Als Siya Kolisi, der Kapitän von Südafrikas Rugby-Nationalmannschaft, am späten Samstagabend zum Interview nach dem WM-Gewinn seines Landes antrat, da galt sein erster Satz wie immer dem Gegner. Neuseeland habe trotz der frühen roten Karte mächtig Druck gemacht, lobte Kolisi noch völlig außer Atem. "Die All Blacks haben uns gezeigt, was für ein Team sie sind." Es war einmal mehr ein Interview, mit dem sich eine beliebte These vieler Rugby-Fans bestens belegen lässt: dass Rugby - anders als zum Beispiel Fußball - ein harter Sport für echte Gentlemen ist.

Bereits mit der Antwort auf die zweite Frage aber verließ Kolisi den Sport schon wieder und wagte sich mitten in einen Bereich vor, wo sich statt schwitzender Athleten sonst eher aalglatte Funktionäre bewegen: in die Überhöhung des Spiels zum politischen Ereignis. "Menschen, die nicht aus Südafrika kommen, können nicht verstehen, was dieser Titel für unser Land bedeutet", sagte Kolisi. "Unser Land macht gerade so viel durch.
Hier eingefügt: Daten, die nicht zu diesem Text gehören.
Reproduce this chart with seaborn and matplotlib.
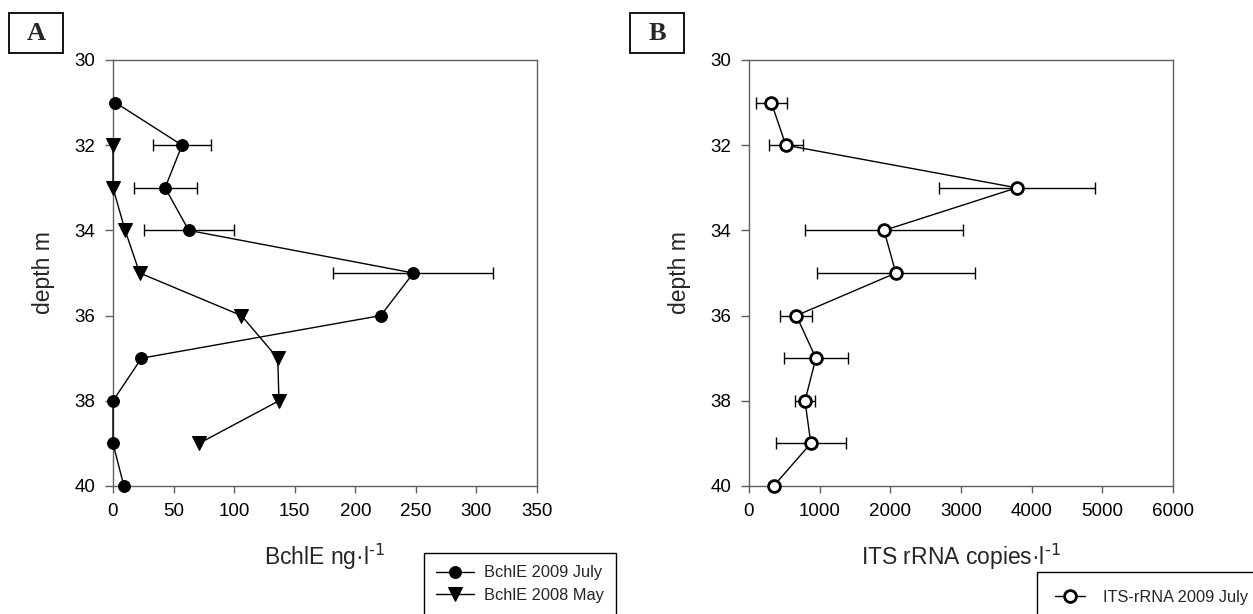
import numpy as np
import pandas as pd
import matplotlib
matplotlib.use("Agg")
import matplotlib.pyplot as plt
from matplotlib.patches import Rectangle
import seaborn as sns

# ---------------- data ----------------
depth_july = [31, 32, 33, 34, 35, 36, 37, 38, 39, 40]
bchle_july = [2, 57, 43, 62.5, 248, 221, 23.5, 0, 0, 9]
bchle_july_err = [0, 24, 26, 37, 66, 0, 0, 0, 0, 0]

depth_may = [32, 33, 34, 35, 36, 37, 38, 39]
bchle_may = [0, 0, 10, 22, 106, 136, 137, 71]

depth_its = [31, 32, 33, 34, 35, 36, 37, 38, 39, 40]
its_july = [316, 521, 3789, 1911, 2078, 670, 947, 792, 875, 349]
its_july_err = [218, 238, 1105, 1119, 1119, 225, 450, 136, 493, 0]

label_july = "BchlE 2009 July"
label_may = "BchlE 2008 May"
label_its = "ITS-rRNA 2009 July"

xticks_a = [0, 50, 100, 150, 200, 250, 300, 350]
xticks_b = [0, 1000, 2000, 3000, 4000, 5000, 6000]
yticks = [30, 32, 34, 36, 38, 40]

# ---------------- style ----------------
sns.set_style("ticks")
plt.rcParams["font.family"] = ["Liberation Sans", "DejaVu Sans"]
plt.rcParams["mathtext.default"] = "regular"

W, H = 1253, 614
fig = plt.figure(figsize=(W / 100, H / 100), dpi=100)
fig.patch.set_facecolor("white")

axA = fig.add_axes([113 / W, (H - 486) / H, 424 / W, 426 / H])
axB = fig.add_axes([749 / W, (H - 486) / H, 424 / W, 426 / H])

spine_col = "#606060"

df_july = pd.DataFrame({"depth": depth_july, "val": bchle_july, "err": bchle_july_err})
df_may = pd.DataFrame({"depth": depth_may, "val": bchle_may})
df_its = pd.DataFrame({"depth": depth_its, "val": its_july, "err": its_july_err})

# Panel A
sns.lineplot(data=df_july, x="val", y="depth", orient="y", sort=False, estimator=None,
             ax=axA, color="black", linewidth=1.0, marker="o", markersize=8.5,
             markeredgecolor="black", markerfacecolor="black", label=label_july,
             legend=False, zorder=3, clip_on=False)
sns.lineplot(data=df_may, x="val", y="depth", orient="y", sort=False, estimator=None,
             ax=axA, color="black", linewidth=1.0, marker="v", markersize=9.5,
             markeredgecolor="black", markerfacecolor="black", label=label_may,
             legend=False, zorder=3, clip_on=False)
m = df_july["err"] > 0
axA.errorbar(df_july.loc[m, "val"], df_july.loc[m, "depth"], xerr=df_july.loc[m, "err"],
             fmt="none", ecolor="black", elinewidth=1.0, capsize=4.3, capthick=1.0, zorder=2)

# Panel B
sns.lineplot(data=df_its, x="val", y="depth", orient="y", sort=False, estimator=None,
             ax=axB, color="black", linewidth=1.0, marker="o", markersize=8.5,
             markeredgecolor="black", markerfacecolor="white", markeredgewidth=2.0,
             label=label_its, legend=False, zorder=3, clip_on=False)
m = df_its["err"] > 0
axB.errorbar(df_its.loc[m, "val"], df_its.loc[m, "depth"], xerr=df_its.loc[m, "err"],
             fmt="none", ecolor="black", elinewidth=1.0, capsize=4.3, capthick=1.0, zorder=2)

for ax, xt, xl in [(axA, xticks_a, r"BchlE ng·l$^{\text{-1}}$"),
                   (axB, xticks_b, r"ITS rRNA copies·l$^{\text{-1}}$")]:
    ax.set_xlim(xt[0], xt[-1])
    ax.set_ylim(40, 30)
    ax.set_xticks(xt)
    ax.set_yticks(yticks)
    ax.set_xticklabels([str(v) for v in xt])
    ax.set_yticklabels([str(v) for v in yticks])
    for s in ax.spines.values():
        s.set_visible(True)
        s.set_color(spine_col)
        s.set_linewidth(1.0)
        s.set_zorder(1)
    ax.tick_params(axis="both", direction="out", color=spine_col, width=1.0,
                   labelsize=13.5, labelcolor="black", pad=7)
    ax.tick_params(axis="y", length=5.8)
    ax.tick_params(axis="x", length=5.0)
    ax.set_xlabel(xl, fontsize=16.5, labelpad=16)
    ax.set_ylabel("depth m", fontsize=16.5, labelpad=14)
    ax.set_facecolor("white")

# Legends
hA, lA = axA.get_legend_handles_labels()
legA = fig.legend(hA, lA, loc="upper left", bbox_to_anchor=(424 / W, 1 - 553 / H),
                  bbox_transform=fig.transFigure, borderaxespad=0, fontsize=11.8,
                  frameon=True, fancybox=False, edgecolor="black", framealpha=1,
                  borderpad=0.75, handlelength=2.3, handletextpad=0.6, labelspacing=0.45)
legA.get_frame().set_linewidth(1.0)

hB, lB = axB.get_legend_handles_labels()
legB = fig.legend(hB, lB, loc="upper left", bbox_to_anchor=(1037 / W, 1 - 572 / H),
                  bbox_transform=fig.transFigure, borderaxespad=0, fontsize=11.8,
                  frameon=True, fancybox=False, edgecolor="black", framealpha=1,
                  borderpad=1.1, handlelength=1.85, handletextpad=1.1, labelspacing=0.3)
legB.get_frame().set_linewidth(1.0)

# Panel letters in boxes
for (x0, x1, y0, y1, txt) in [(9, 63, 13, 53, "A"), (630, 684, 13, 53, "B")]:
    rect = Rectangle((x0 / W, 1 - y1 / H), (x1 - x0) / W, (y1 - y0) / H,
                     transform=fig.transFigure, fill=False, edgecolor="black", linewidth=1.3)
    fig.patches.append(rect)
    fig.text((x0 + x1) / 2 / W, 1 - (y0 + y1) / 2 / H, txt, ha="center", va="center",
             fontsize=19, fontweight="bold", family=["Liberation Serif", "DejaVu Serif"])

fig.savefig("out.png", dpi=100, facecolor="white")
Wir sind das bisschen Hoffnung, das den Menschen bleibt." Bei Kolisi, das unterscheidet ihn von den Funktionären, darf man annehmen, dass das kein Gerede ist.

Südafrika hat am Samstagabend in Paris Rugby-Geschichte geschrieben. Mit dem 12:11-Sieg holten die Springboks zum vierten Mal den WM-Titel ans Kap und sind nun alleiniger Rekordweltmeister - vor Finalgegner Neuseeland. Es war der vierte WM-Titel im achten Anlauf, eine sagenhafte Quote.

Aber der Sport trat dann schnell in den Hintergrund, nicht nur bei Siya Kolisi oder dem als Mann des Spiels ausgezeichneten Pieter-Steph du Toit, der in der Widerstandsfähigkeit des Teams die des ganzen Landes gespiegelt sah. Und im Grunde war es schon vor dem Anpfiff klar, dass es so kommen würde. Schließlich war das Finale gegen Neuseeland die Neuauflage des legendären Endspiels von 1995, das Südafrika ein Jahr nach dem Ende der Apartheid im eigenen Land gewann. Der Handschlag von Präsident Nelson Mandela im grünen Springbok-Shirt und dem blonden Team-Kapitän Francois Pienaar ist einer der Gründungsmythen des "Regenbogenstaates" Südafrika.

Doch viele Hoffnungen von damals haben sich nicht erfüllt. Knapp 30 Jahre nach dem Ende der Apartheid klafft noch immer eine riesige Kluft zwischen Schwarz und Weiß, die heute nicht mehr per Gesetz, sondern per Besitz definiert wird. Südafrika leidet unter Kriminalität und Gewalt, die Mandela-Partei ANC hat das Land über Jahre heruntergewirtschaftet. Für die schwierige Lage gibt es Symbole zuhauf, sei es der abgebrannte Dachstuhl des Parlaments in Kapstadt, ein Straßenkrater mitten in Johannesburg oder die zur Routine gewordenen täglichen Stromausfälle. Der Volkssport Rugby und die Springboks, wo Spieler jeder Hautfarbe zusammenspielen, sind die vielleicht stärkste Klammer, um das ungleiche Land zusammenhalten. Pessimisten würden sagen, die einzige.

Angesichts dessen überrascht es nicht, dass Präsident Cyril Ramaphosa gern vom Rückenwind des WM-Titels profitieren will. Im kommenden Jahr wird gewählt in Südafrika, dem ANC droht erstmals der Verlust der absoluten Mehrheit. Am Samstag bejubelte Ramaphosa den WM-Triumph auf der Tribüne des Stade de France, was für den Staatschef eines beteiligten Teams natürlich nichts Ungewöhnliches ist. Ungewöhnlich war aber dann doch, dass sich Ramaphosa bei der Siegerehrung im Trikot unter die Spieler mischte und wenige Sekunden nach Kapitän Kolisi den Pokal eigenhändig in die Luft stemmte. Ob ihm diese doch eher schamlose Anwanzung an den Gentleman-Sport Rugby nützt oder doch eher schadet, werden die nächsten Monate zeigen.